* Task to complete *
Print each line exactly as it is given.

* Raw data *
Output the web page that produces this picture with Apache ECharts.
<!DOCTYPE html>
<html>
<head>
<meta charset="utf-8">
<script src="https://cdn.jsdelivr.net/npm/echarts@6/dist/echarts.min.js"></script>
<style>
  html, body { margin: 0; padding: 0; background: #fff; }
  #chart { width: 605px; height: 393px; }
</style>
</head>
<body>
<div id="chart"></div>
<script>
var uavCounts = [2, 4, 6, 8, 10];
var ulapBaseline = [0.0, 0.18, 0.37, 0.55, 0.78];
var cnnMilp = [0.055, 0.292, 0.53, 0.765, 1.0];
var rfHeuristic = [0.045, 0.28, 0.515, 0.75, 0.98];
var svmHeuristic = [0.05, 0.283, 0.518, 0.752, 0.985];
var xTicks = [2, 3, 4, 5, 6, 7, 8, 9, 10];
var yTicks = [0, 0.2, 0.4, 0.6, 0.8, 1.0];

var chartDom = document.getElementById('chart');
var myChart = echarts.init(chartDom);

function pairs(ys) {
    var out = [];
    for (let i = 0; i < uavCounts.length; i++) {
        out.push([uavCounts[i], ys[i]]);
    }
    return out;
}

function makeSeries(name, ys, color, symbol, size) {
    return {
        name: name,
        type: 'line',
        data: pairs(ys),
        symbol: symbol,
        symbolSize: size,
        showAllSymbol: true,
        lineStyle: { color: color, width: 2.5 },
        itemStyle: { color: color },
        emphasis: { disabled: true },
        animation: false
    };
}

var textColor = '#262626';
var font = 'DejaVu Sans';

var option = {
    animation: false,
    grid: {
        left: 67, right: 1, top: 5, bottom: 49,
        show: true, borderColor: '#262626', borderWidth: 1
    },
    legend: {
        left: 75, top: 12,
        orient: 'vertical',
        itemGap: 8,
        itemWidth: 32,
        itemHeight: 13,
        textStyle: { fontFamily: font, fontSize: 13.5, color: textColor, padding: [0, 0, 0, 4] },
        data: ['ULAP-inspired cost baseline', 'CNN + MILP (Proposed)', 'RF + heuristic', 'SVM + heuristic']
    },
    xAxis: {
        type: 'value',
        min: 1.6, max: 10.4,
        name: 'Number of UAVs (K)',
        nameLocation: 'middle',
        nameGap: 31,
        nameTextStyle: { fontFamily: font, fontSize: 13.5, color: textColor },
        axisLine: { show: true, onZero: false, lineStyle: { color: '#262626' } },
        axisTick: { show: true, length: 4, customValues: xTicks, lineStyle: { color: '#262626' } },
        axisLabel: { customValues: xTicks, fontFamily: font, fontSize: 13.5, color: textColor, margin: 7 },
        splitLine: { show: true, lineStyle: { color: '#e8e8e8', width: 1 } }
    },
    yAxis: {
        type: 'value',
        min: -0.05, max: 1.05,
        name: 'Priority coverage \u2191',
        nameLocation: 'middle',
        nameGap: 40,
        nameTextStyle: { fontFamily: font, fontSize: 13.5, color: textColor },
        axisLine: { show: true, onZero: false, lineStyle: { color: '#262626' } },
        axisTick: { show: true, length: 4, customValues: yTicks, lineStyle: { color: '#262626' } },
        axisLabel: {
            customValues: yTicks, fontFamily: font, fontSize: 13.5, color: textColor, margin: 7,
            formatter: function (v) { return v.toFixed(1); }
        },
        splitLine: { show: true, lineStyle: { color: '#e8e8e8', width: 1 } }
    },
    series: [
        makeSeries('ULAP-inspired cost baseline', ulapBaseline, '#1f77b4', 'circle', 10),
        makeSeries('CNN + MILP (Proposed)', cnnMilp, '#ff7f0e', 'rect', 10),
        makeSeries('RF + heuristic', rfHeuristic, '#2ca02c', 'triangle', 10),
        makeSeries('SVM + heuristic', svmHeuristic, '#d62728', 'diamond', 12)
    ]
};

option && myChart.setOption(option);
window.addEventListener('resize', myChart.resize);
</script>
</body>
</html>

* Problem solution *
Output the web page that produces this picture with Apache ECharts.
<!DOCTYPE html>
<html>
<head>
<meta charset="utf-8">
<script src="https://cdn.jsdelivr.net/npm/echarts@6/dist/echarts.min.js"></script>
<style>
  html, body { margin: 0; padding: 0; background: #fff; }
  #chart { width: 605px; height: 393px; }
</style>
</head>
<body>
<div id="chart"></div>
<script>
var uavCounts = [2, 4, 6, 8, 10];
var ulapBaseline = [0.0, 0.18, 0.37, 0.55, 0.78];
var cnnMilp = [0.055, 0.292, 0.53, 0.765, 1.0];
var rfHeuristic = [0.045, 0.28, 0.515, 0.75, 0.98];
var svmHeuristic = [0.05, 0.283, 0.518, 0.752, 0.985];
var xTicks = [2, 3, 4, 5, 6, 7, 8, 9, 10];
var yTicks = [0, 0.2, 0.4, 0.6, 0.8, 1.0];

var chartDom = document.getElementById('chart');
var myChart = echarts.init(chartDom);

function pairs(ys) {
    var out = [];
    for (let i = 0; i < uavCounts.length; i++) {
        out.push([uavCounts[i], ys[i]]);
    }
    return out;
}

function makeSeries(name, ys, color, symbol, size) {
    return {
        name: name,
        type: 'line',
        data: pairs(ys),
        symbol: symbol,
        symbolSize: size,
        showAllSymbol: true,
        lineStyle: { color: color, width: 2.5 },
        itemStyle: { color: color },
        emphasis: { disabled: true },
        animation: false
    };
}

var textColor = '#262626';
var font = 'DejaVu Sans';

var option = {
    animation: false,
    grid: {
        left: 67, right: 1, top: 5, bottom: 49,
        show: true, borderColor: '#262626', borderWidth: 1
    },
    legend: {
        left: 75, top: 12,
        orient: 'vertical',
        itemGap: 8,
        itemWidth: 32,
        itemHeight: 13,
        textStyle: { fontFamily: font, fontSize: 13.5, color: textColor, padding: [0, 0, 0, 4] },
        data: ['ULAP-inspired cost baseline', 'CNN + MILP (Proposed)', 'RF + heuristic', 'SVM + heuristic']
    },
    xAxis: {
        type: 'value',
        min: 1.6, max: 10.4,
        name: 'Number of UAVs (K)',
        nameLocation: 'middle',
        nameGap: 31,
        nameTextStyle: { fontFamily: font, fontSize: 13.5, color: textColor },
        axisLine: { show: true, onZero: false, lineStyle: { color: '#262626' } },
        axisTick: { show: true, length: 4, customValues: xTicks, lineStyle: { color: '#262626' } },
        axisLabel: { customValues: xTicks, fontFamily: font, fontSize: 13.5, color: textColor, margin: 7 },
        splitLine: { show: true, lineStyle: { color: '#e8e8e8', width: 1 } }
    },
    yAxis: {
        type: 'value',
        min: -0.05, max: 1.05,
        name: 'Priority coverage \u2191',
        nameLocation: 'middle',
        nameGap: 40,
        nameTextStyle: { fontFamily: font, fontSize: 13.5, color: textColor },
        axisLine: { show: true, onZero: false, lineStyle: { color: '#262626' } },
        axisTick: { show: true, length: 4, customValues: yTicks, lineStyle: { color: '#262626' } },
        axisLabel: {
            customValues: yTicks, fontFamily: font, fontSize: 13.5, color: textColor, margin: 7,
            formatter: function (v) { return v.toFixed(1); }
        },
        splitLine: { show: true, lineStyle: { color: '#e8e8e8', width: 1 } }
    },
    series: [
        makeSeries('ULAP-inspired cost baseline', ulapBaseline, '#1f77b4', 'circle', 10),
        makeSeries('CNN + MILP (Proposed)', cnnMilp, '#ff7f0e', 'rect', 10),
        makeSeries('RF + heuristic', rfHeuristic, '#2ca02c', 'triangle', 10),
        makeSeries('SVM + heuristic', svmHeuristic, '#d62728', 'diamond', 12)
    ]
};

option && myChart.setOption(option);
window.addEventListener('resize', myChart.resize);
</script>
</body>
</html>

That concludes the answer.